The numbers in the standard reciprocal table for which there are no single multiplication tables known are:

1,04 1,06,40 1,12 1,21 1,52,30 2,13,20 27 32 54
Among these missing numbers there are three pairs of reciprocals, each pair having one three-digit member. Perhaps the oddest omission is the number 1,21 (= 81 decimal), whose reciprocal 44,26,40 is the only three-place sexagesimal number which does occur as the principal number for a single multiplication table. We might dismiss this as an accident of discovery were it not for the story Neugebauer tells in Exact Sciences in Antiquity (note 18 to Chapter 1). If a number does not have a finite sexagesimal reciprocal, that is, it is not regular, then the Mesopotamian scribes would say, "it does not divide." Referring to a tablet in the British Museum (BM 85210), which he had published in MKT, Neugebauer says:
'That a scribe was sometimes not sure when a number was regular or irregular is shown by a statement ... to the effect that "4,3 does not divide." This is wrong because 4,3 = 3 x 1,21 and both 3 and 1,21 are regular numbers whose reciprocals can be found in the standard table.'
In order to write "4,3 does not divide," the scribe clearly had to be unaware of the factorization of 4,3 as 1,21 times 3. This suggests the scribe did not know his 1,21 times table, which implies that he didn't have one.

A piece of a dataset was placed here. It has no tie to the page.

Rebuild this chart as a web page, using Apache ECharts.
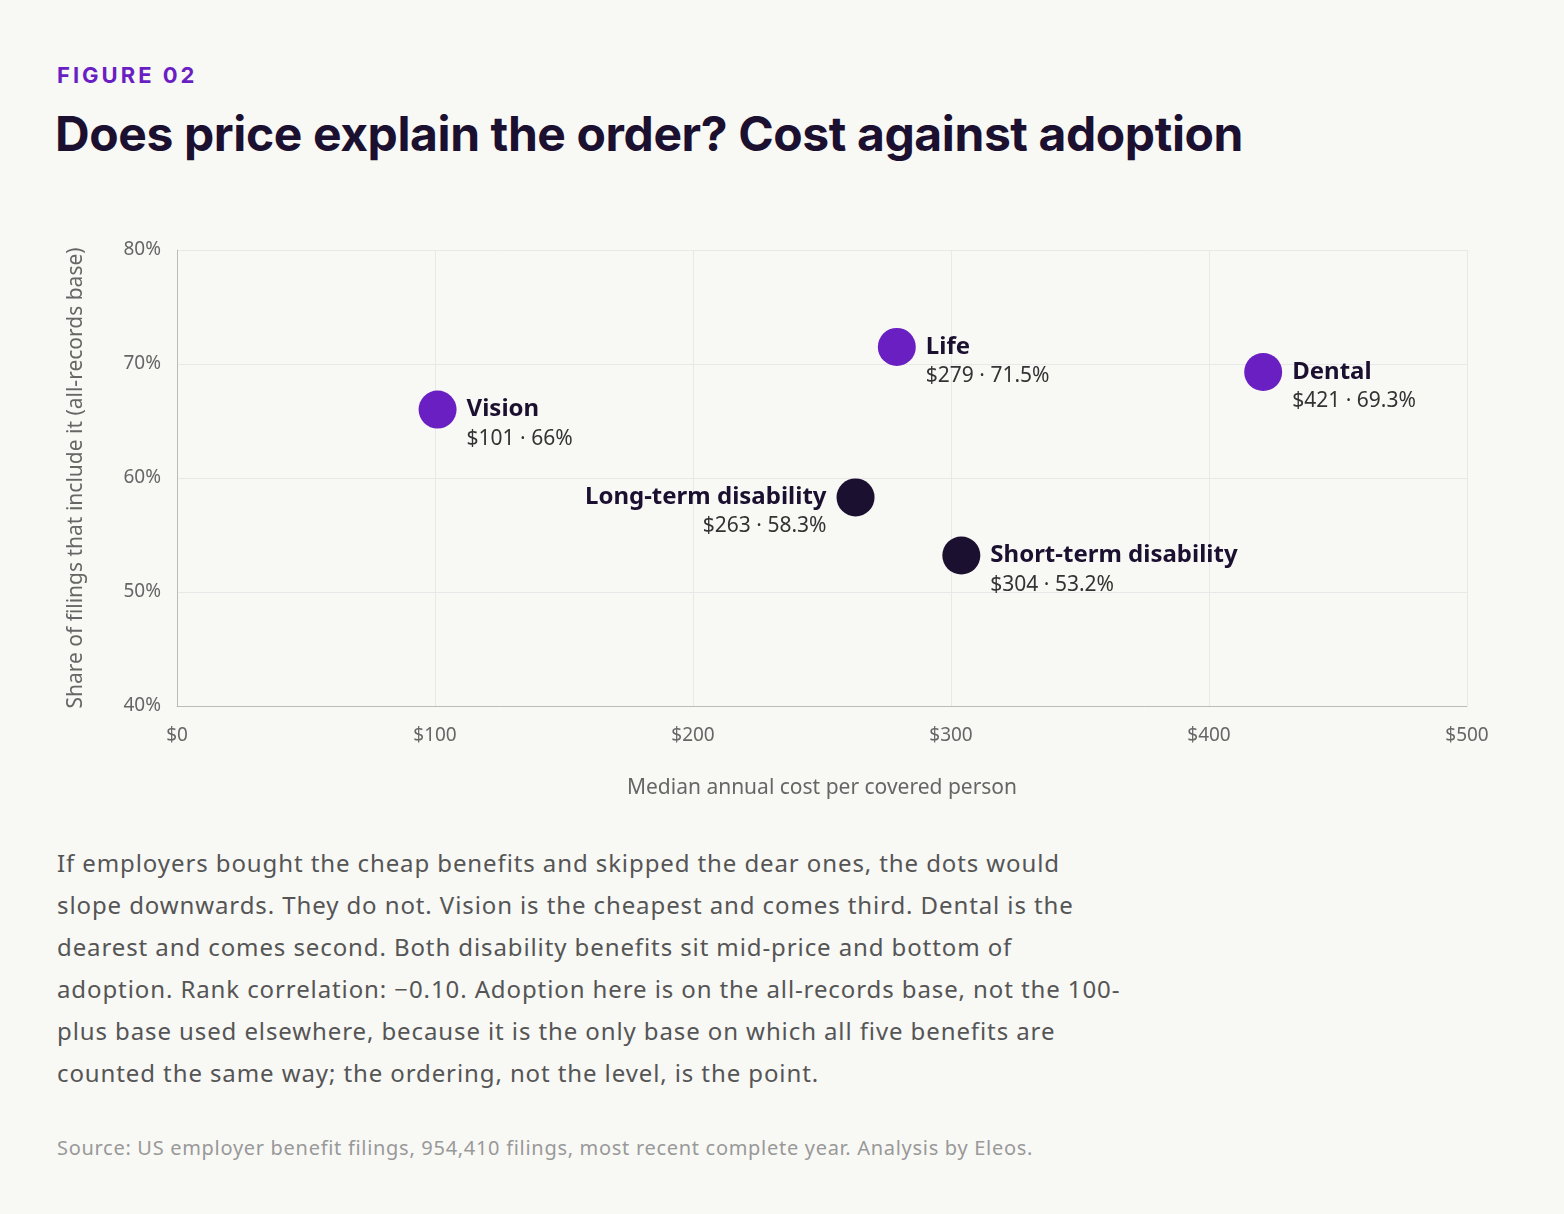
<!DOCTYPE html>
<html><head><meta charset="utf-8">
<script src="https://cdn.jsdelivr.net/npm/echarts@6/dist/echarts.min.js"></script>
<style>
body{margin:0;background:#f8f8f5;width:1564px;height:1214px;position:relative;overflow:hidden;font-family:"Noto Sans",sans-serif;}
#fig{position:absolute;left:57px;top:62px;font:700 22px Inter,sans-serif;letter-spacing:3px;color:#6a1fc2;}
#title{position:absolute;left:55px;top:104px;font:700 48px Inter,sans-serif;letter-spacing:-0.4px;color:#1c1030;}
#chart{position:absolute;left:0;top:200px;width:1564px;height:620px;}
#body{position:absolute;left:57px;top:842px;width:1250px;font:400 24px "Noto Sans",sans-serif;letter-spacing:0.9px;line-height:42px;color:#555;white-space:nowrap;}
#src{position:absolute;left:57px;top:1134px;font:400 20px "Noto Sans",sans-serif;letter-spacing:0.7px;color:#999;}
</style></head><body>
<div id="fig">FIGURE 02</div>
<div id="title">Does price explain the order? Cost against adoption</div>
<div id="chart"></div>
<div id="body">If employers bought the cheap benefits and skipped the dear ones, the dots would<br>slope downwards. They do not. Vision is the cheapest and comes third. Dental is the<br>dearest and comes second. Both disability benefits sit mid-price and bottom of<br>adoption. Rank correlation: −0.10. Adoption here is on the all-records base, not the 100-<br>plus base used elsewhere, because it is the only base on which all five benefits are<br>counted the same way; the ordering, not the level, is the point.</div>
<div id="src">Source: US employer benefit filings, 954,410 filings, most recent complete year. Analysis by Eleos.</div>
<script>
const names=["Vision","Life","Dental","Long-term disability","Short-term disability"];
const costs=[101,279,421,263,304];
const shares=[66,71.5,69.3,58.3,53.2];
const valueLabels=["$101 · 66%","$279 · 71.5%","$421 · 69.3%","$263 · 58.3%","$304 · 53.2%"];
const groups=["purple","purple","purple","dark","dark"];
const colors={purple:"#6a1fc2",dark:"#1c1030"};
const data=names.map((n,i)=>{
  const left=n==="Long-term disability";
  return {value:[costs[i],shares[i]],name:n,itemStyle:{color:colors[groups[i]],opacity:1},
    label:{show:true,position:left?'left':'right',align:left?'right':'left',distance:10,offset:[0,14],
      formatter:'{n|'+n+'}\n{v|'+valueLabels[i]+'}',
      rich:{n:{fontFamily:'Noto Sans',fontWeight:700,fontSize:24,color:'#1c1030',lineHeight:30},
            v:{fontFamily:'Noto Sans',fontSize:21,color:'#333',lineHeight:28}}}};
});
const c=echarts.init(document.getElementById('chart'));
c.setOption({
  grid:{left:177,right:97,top:50,bottom:114},
  xAxis:{type:'value',min:0,max:500,interval:100,name:'Median annual cost per covered person',nameLocation:'middle',nameGap:72,
    nameTextStyle:{fontSize:21,color:'#666',fontFamily:'Noto Sans'},
    axisLabel:{formatter:'${value}',fontSize:19,color:'#666',margin:20,fontFamily:'Noto Sans'},
    axisLine:{lineStyle:{color:'#bbb'}},axisTick:{show:false},splitLine:{lineStyle:{color:'#e8e8e8'}}},
  yAxis:{type:'value',min:40,max:80,interval:10,name:'Share of filings that include it (all-records base)',nameLocation:'middle',nameGap:90,
    nameTextStyle:{fontSize:21,color:'#666',fontFamily:'Noto Sans'},
    axisLabel:{formatter:'{value}%',fontSize:19,color:'#666',margin:16,fontFamily:'Noto Sans'},
    axisLine:{show:true,lineStyle:{color:'#bbb'}},axisTick:{show:false},splitLine:{lineStyle:{color:'#e8e8e8'}}},
  series:[{type:'scatter',symbolSize:38,data:data}]
});
</script></body></html>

That is, it is possible that the Babylonians never did write a single multiplication table with principal number 1,21

The numbers that are not in the standard reciprocal table, but do have single multiplication tables are:

7 (the only number under 10 that is not regular sexagesimal);
22,30 (probably should be thought of as 3/8 or reciprocal of 2,40 = 160 decimal);
16,40 (1000 in decimal);
12,30 (750 in decimal);
8,20 (500 in decimal);
4,30 (reciprocal of 13,20 = 800 decimal);
1,15 (75 in decimal).
There are some later tablets (i.e., not Old Babylonian) that have other numbers as principal numbers of single multiplication tables.

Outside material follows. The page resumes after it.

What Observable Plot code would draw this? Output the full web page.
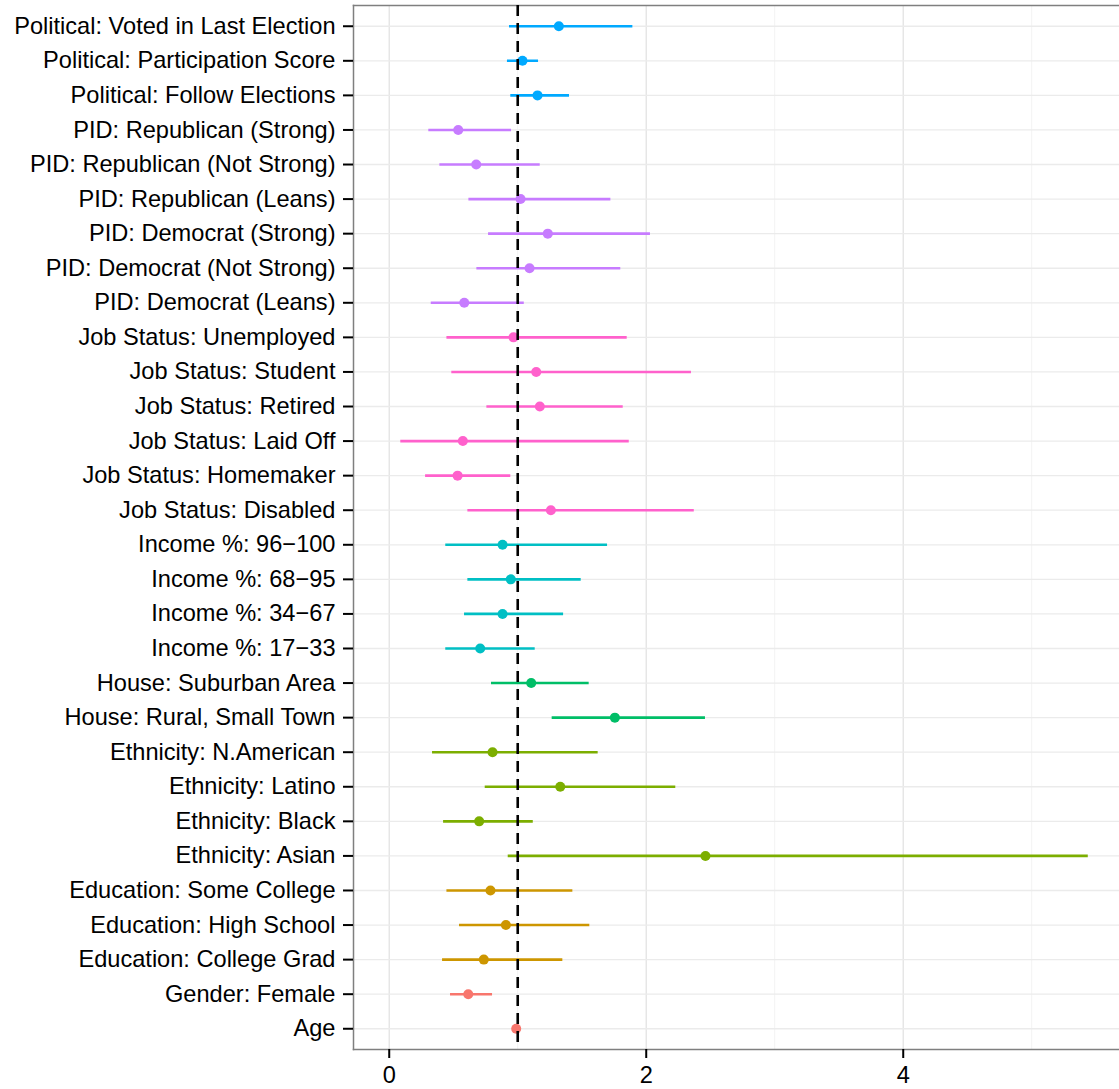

It is worth noting that although the Babylonian 'scientific' system of computation was sexagesimal, they did go to the trouble of writing multiplication tables for the decimal numbers 100 (1,40), 200 (3,20), 400 (6,40), 500 (8,20), 750 (12,30), and 1000 (16,40) as well as the numbers 300 (5), 600 (10) and 900 (15) which occurred naturally. This indicates the strength of a numerical substrate based on 100.

Over 160 single multiplication tables are known; they come in a number of different forms, all of which are slight variants of each other. In the most common type, the table is written
 p a-rá 1 p a-rá 2 2p and so on.
The word 'a-rá,' of course, means 'times.'

### Combined Multiplication Tables

Combined multiplication tables have a number of single multiplication tables written on one tablet. Almost all of the principal numbers appearing in combined tables also appear as the principal number on a single table. One of the most interesting facts about OB combined multiplication tables is that the individual sub-tables are nearly always written in the same order of descending principal number. This implies that many of the known tablets are practice copies of portions of a complete or 'canonical' list of tables. Most tablets start either at the beginning or in the middle of the canonical list.

Among the 80 or so known combined multiplication tables one of them (A 7897) is a large cylinder containing an almost complete set of tables written in 13 columns. There is a hole through the center of the cylinder so that it could be turned on some kind of peg. The cylinder is quite fragmentary, but helps to construct the canonical list. The others survive in greater or lesser fragments and each included less sub-tables, but together they allow us to reconstruct the overall list.

The canonical table begins with a standard table of reciprocals and follows it with multiplication tables for the principal numbers

p = 50 48 45 44,26,40 40 36 30 25 24 22,30 20 18 16,40 16 15 12,30 12 10 9 8,20 8 7,30 7,12 7 6,40 6 5 4,30 4 3,45 3,20 3 2,30 2,24 2,15 2 1,40 1,30 1,20 1,15.
Of these, only 48 2,15 and 1,20 are not known as principal numbers for single multiplication tables, and 48 was often omitted from combined tables, too. There are no single multiplication tables (from the OB period) with principal numbers not on the canonical table.